Exercise description => Write out again exactly the lines from the one containing "Convert this chart to Observable Plot code." through the one containing "61,62,63,64,65,66,67,68,69,70,71,72,73,74,75,76,77,78,79,80];", both included, and omit the pictures.

Record list =>
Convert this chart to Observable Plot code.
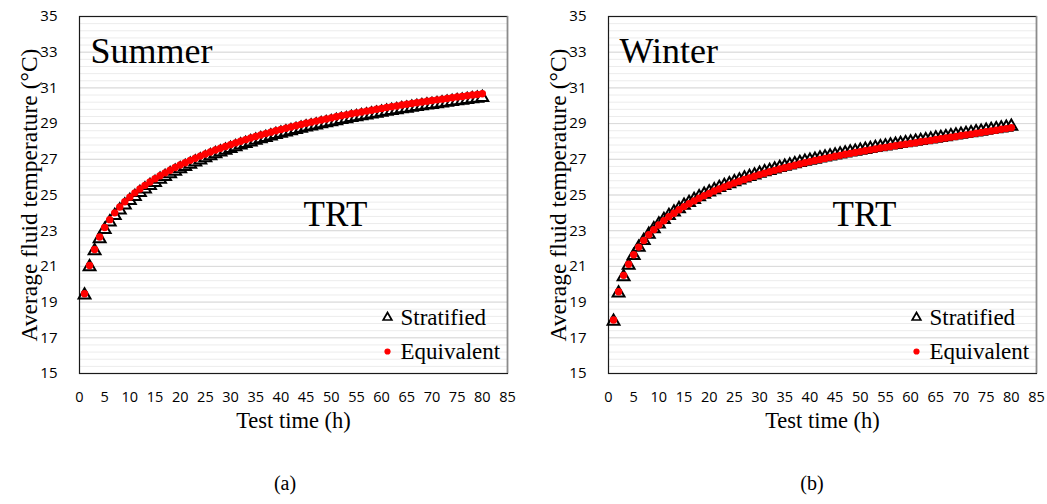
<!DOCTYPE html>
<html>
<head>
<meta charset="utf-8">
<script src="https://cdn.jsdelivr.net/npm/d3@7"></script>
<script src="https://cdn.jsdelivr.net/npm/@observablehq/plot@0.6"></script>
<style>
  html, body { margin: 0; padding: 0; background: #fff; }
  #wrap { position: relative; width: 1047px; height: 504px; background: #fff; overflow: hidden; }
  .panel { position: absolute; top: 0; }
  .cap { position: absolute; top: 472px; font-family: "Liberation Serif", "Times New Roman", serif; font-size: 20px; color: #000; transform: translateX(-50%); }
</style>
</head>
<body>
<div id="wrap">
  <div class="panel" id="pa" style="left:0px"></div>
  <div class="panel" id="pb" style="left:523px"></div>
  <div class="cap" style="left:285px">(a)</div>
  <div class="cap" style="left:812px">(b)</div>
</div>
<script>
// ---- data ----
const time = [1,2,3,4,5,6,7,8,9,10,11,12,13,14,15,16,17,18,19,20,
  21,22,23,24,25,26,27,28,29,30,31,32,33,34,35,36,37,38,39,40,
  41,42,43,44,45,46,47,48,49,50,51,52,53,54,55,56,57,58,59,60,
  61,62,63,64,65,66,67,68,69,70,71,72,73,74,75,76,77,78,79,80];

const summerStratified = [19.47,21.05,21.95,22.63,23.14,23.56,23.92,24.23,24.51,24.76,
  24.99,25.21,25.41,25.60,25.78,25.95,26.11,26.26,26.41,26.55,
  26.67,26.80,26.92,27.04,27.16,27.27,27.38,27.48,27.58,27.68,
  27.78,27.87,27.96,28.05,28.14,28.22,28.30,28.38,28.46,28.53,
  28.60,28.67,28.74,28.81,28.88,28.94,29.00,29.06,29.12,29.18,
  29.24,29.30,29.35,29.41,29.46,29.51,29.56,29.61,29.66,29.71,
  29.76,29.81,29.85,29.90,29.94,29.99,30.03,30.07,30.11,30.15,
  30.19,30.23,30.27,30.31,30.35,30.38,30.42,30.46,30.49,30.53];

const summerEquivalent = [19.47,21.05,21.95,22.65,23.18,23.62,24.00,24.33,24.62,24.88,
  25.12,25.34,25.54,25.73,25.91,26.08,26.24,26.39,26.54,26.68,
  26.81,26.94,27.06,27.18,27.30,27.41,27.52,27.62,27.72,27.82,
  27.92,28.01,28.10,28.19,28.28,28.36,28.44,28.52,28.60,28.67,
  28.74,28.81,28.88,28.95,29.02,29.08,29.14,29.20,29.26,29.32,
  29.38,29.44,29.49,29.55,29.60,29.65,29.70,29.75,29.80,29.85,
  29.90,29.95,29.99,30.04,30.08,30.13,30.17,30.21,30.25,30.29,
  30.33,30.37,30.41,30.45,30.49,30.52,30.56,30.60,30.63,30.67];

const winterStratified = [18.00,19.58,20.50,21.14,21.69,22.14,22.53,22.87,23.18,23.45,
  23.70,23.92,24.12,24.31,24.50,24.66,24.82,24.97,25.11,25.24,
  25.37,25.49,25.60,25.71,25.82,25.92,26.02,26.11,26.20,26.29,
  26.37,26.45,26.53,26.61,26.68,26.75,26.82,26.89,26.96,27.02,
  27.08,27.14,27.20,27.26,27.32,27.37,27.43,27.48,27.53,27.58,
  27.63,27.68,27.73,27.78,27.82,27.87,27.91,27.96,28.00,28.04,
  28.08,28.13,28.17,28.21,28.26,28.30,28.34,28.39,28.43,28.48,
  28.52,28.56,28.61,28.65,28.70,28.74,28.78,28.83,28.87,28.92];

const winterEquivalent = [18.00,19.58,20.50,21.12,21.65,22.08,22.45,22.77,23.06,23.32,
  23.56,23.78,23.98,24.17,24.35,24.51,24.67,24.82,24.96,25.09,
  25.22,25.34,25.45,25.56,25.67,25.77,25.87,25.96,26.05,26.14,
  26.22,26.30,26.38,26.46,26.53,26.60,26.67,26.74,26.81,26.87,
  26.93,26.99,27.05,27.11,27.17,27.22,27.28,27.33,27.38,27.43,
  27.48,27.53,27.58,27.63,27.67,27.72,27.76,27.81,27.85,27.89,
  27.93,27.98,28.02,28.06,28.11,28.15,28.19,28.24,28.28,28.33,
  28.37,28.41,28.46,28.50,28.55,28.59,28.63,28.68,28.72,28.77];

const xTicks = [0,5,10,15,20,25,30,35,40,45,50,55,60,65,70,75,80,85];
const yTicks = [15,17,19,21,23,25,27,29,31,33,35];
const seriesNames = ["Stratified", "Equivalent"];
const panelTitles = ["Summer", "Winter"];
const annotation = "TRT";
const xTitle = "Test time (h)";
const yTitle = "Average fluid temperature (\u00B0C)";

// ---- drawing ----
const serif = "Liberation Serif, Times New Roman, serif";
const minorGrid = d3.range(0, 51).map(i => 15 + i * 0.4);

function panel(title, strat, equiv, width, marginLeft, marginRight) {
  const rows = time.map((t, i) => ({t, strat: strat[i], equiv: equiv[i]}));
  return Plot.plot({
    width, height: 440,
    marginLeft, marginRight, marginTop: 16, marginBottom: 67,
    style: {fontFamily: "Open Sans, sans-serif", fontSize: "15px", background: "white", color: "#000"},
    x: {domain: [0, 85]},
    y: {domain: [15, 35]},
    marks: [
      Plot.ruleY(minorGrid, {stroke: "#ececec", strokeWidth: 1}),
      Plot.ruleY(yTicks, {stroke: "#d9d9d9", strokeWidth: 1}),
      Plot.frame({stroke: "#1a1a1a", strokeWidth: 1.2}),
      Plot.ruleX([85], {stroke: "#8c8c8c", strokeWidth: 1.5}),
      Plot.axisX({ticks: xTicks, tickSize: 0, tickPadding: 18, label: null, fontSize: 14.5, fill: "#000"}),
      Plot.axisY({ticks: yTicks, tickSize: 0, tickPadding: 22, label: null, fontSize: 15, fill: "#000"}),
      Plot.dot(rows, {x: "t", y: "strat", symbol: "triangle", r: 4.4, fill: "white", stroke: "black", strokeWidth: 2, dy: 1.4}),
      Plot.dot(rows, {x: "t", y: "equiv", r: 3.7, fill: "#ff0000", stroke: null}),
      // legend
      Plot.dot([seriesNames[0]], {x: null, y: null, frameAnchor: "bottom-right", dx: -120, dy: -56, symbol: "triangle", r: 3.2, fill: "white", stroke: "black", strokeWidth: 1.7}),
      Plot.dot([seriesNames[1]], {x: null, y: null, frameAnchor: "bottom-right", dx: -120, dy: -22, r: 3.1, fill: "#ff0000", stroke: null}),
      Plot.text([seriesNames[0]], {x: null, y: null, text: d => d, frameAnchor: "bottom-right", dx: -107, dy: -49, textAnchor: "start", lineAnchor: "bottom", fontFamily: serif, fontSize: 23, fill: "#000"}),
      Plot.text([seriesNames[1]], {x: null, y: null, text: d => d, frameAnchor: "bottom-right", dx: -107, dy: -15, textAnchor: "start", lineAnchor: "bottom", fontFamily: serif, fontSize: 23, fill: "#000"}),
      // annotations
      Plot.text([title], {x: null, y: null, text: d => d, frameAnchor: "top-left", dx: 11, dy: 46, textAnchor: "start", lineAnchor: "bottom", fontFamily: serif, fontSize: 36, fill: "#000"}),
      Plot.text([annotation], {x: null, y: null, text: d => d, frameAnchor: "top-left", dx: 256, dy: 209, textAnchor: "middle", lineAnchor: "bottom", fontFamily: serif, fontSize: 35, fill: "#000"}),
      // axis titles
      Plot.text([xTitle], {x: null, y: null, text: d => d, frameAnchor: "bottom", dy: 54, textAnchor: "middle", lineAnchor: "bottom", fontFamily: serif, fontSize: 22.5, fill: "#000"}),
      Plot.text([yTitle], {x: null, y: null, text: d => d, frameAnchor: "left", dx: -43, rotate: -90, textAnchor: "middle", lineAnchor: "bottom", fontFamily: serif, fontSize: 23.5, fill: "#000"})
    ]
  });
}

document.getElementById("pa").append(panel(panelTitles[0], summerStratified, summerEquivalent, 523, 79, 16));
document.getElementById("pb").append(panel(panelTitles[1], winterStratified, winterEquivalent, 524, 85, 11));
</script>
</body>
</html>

---

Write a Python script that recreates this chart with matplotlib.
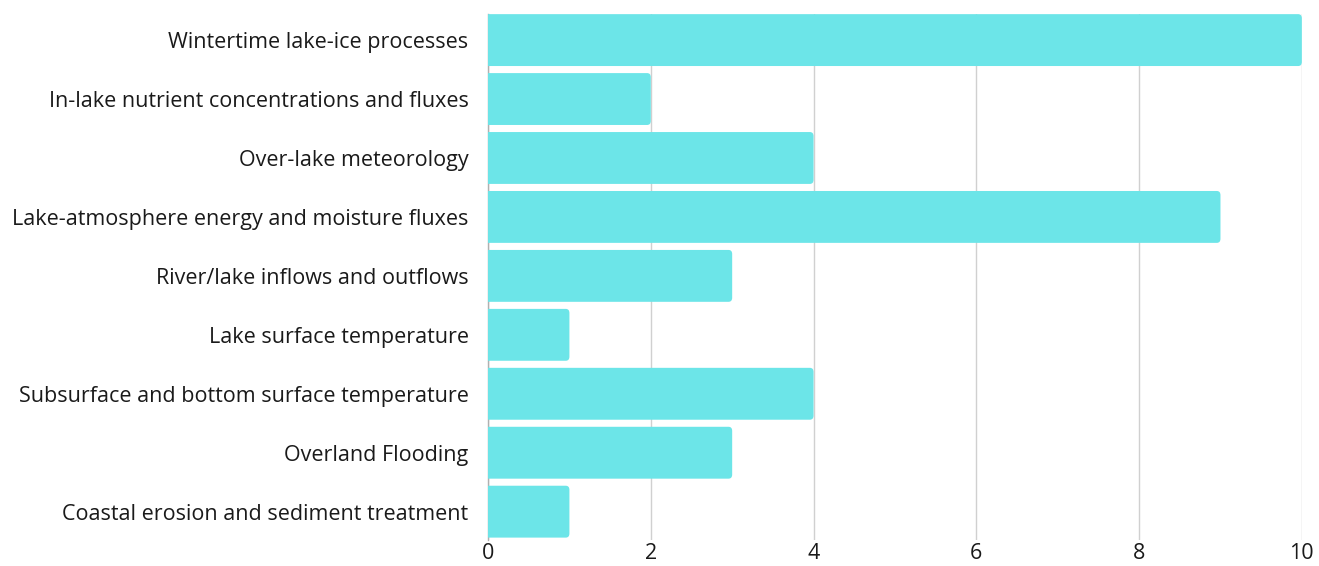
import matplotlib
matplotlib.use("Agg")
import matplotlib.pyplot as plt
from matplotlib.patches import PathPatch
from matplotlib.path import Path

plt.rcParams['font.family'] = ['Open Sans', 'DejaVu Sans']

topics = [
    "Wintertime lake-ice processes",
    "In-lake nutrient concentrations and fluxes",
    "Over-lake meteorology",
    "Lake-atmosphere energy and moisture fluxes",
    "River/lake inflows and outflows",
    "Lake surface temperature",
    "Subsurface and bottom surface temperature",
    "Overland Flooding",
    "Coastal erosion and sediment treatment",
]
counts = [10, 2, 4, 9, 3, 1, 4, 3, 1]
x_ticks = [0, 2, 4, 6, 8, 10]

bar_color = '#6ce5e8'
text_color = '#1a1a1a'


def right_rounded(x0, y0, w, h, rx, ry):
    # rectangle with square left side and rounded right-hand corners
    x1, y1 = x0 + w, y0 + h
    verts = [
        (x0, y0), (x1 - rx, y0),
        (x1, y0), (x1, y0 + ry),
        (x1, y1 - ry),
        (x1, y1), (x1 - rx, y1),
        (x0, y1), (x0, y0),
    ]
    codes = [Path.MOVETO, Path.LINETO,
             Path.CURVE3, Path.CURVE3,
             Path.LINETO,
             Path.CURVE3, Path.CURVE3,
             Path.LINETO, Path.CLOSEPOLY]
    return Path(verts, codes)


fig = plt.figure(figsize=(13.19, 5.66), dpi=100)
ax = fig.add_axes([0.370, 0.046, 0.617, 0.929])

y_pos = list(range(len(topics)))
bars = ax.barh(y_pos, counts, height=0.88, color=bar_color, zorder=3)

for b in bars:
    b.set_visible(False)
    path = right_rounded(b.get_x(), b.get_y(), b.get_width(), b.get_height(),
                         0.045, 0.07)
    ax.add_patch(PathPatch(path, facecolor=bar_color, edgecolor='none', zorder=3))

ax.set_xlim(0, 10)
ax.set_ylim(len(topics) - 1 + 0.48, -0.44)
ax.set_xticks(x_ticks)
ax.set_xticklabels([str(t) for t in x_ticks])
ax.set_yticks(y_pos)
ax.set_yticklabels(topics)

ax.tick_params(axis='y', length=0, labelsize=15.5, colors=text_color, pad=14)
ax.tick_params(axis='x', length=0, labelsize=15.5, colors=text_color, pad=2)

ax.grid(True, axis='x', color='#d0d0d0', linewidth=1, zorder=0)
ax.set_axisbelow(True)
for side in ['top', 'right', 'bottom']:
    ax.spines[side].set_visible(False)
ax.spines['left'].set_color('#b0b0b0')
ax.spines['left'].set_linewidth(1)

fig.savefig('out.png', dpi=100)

The solution =>
Convert this chart to Observable Plot code.
<!DOCTYPE html>
<html>
<head>
<meta charset="utf-8">
<script src="https://cdn.jsdelivr.net/npm/d3@7"></script>
<script src="https://cdn.jsdelivr.net/npm/@observablehq/plot@0.6"></script>
<style>
  html, body { margin: 0; padding: 0; background: #fff; }
  #wrap { position: relative; width: 1047px; height: 504px; background: #fff; overflow: hidden; }
  .panel { position: absolute; top: 0; }
  .cap { position: absolute; top: 472px; font-family: "Liberation Serif", "Times New Roman", serif; font-size: 20px; color: #000; transform: translateX(-50%); }
</style>
</head>
<body>
<div id="wrap">
  <div class="panel" id="pa" style="left:0px"></div>
  <div class="panel" id="pb" style="left:523px"></div>
  <div class="cap" style="left:285px">(a)</div>
  <div class="cap" style="left:812px">(b)</div>
</div>
<script>
// ---- data ----
const time = [1,2,3,4,5,6,7,8,9,10,11,12,13,14,15,16,17,18,19,20,
  21,22,23,24,25,26,27,28,29,30,31,32,33,34,35,36,37,38,39,40,
  41,42,43,44,45,46,47,48,49,50,51,52,53,54,55,56,57,58,59,60,
  61,62,63,64,65,66,67,68,69,70,71,72,73,74,75,76,77,78,79,80];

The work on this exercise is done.